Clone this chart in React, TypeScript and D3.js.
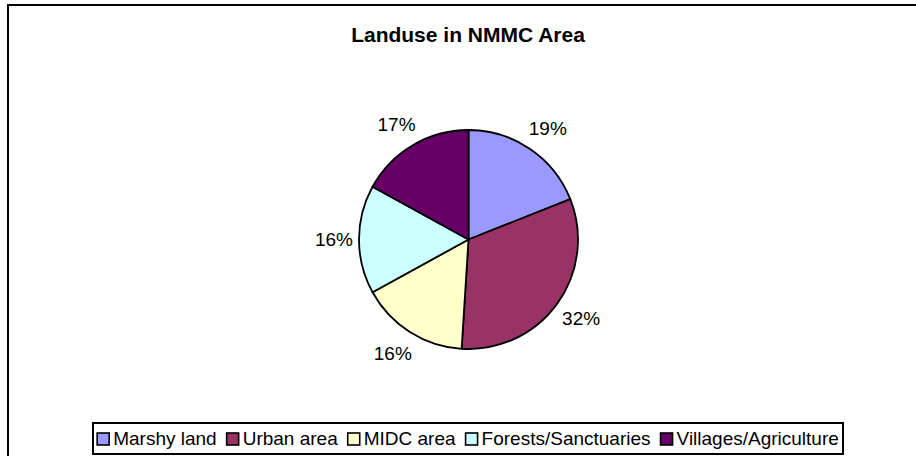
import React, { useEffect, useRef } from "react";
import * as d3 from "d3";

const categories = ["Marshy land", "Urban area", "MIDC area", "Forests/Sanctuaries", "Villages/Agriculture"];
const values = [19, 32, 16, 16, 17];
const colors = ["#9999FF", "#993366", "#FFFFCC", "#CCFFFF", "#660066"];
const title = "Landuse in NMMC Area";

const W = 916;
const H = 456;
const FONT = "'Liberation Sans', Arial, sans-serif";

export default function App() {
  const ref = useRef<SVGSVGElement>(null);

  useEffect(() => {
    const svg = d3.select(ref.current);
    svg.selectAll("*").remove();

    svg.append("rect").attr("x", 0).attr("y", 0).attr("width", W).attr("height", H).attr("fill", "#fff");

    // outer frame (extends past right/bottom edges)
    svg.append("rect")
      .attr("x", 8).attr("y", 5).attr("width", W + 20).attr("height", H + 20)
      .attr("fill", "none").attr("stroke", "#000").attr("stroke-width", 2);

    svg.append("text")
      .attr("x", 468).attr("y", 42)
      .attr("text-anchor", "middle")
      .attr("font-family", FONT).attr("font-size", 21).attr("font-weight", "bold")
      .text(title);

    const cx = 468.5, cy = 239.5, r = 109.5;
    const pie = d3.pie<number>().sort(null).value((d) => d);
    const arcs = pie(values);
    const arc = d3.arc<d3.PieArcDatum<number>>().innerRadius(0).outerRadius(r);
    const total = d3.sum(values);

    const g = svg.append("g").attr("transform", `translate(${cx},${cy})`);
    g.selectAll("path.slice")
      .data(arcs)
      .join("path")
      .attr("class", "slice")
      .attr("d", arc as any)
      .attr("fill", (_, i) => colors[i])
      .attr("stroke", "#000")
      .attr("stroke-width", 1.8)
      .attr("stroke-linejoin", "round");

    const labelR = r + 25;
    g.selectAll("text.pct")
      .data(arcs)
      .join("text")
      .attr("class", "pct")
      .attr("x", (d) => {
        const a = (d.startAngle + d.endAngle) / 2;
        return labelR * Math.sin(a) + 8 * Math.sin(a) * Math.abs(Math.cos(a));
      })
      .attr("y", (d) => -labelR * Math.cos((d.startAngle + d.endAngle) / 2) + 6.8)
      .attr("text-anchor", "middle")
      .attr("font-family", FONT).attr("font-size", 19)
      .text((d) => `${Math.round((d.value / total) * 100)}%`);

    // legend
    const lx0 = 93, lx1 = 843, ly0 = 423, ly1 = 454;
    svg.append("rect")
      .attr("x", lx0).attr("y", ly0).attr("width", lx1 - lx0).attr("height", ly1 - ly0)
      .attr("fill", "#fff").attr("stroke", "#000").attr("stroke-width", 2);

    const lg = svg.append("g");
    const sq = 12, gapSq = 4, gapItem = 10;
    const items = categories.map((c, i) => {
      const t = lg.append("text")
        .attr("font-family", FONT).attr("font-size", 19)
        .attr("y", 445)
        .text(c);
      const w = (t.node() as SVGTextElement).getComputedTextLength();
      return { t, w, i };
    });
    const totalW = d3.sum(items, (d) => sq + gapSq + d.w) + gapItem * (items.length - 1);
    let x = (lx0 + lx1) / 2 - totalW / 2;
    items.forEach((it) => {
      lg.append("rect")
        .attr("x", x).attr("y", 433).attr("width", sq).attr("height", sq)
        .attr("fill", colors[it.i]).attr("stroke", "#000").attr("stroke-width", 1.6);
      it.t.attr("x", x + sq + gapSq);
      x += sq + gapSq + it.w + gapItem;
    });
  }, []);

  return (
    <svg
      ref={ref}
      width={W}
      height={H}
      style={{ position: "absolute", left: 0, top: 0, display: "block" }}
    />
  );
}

┄┄┄┄┄┄┄┄┄┄

- _Given problem_: Report each line in the data that holds the word "React".

- _Task answer_:
Clone this chart in React, TypeScript and D3.js.
import React, { useEffect, useRef } from "react";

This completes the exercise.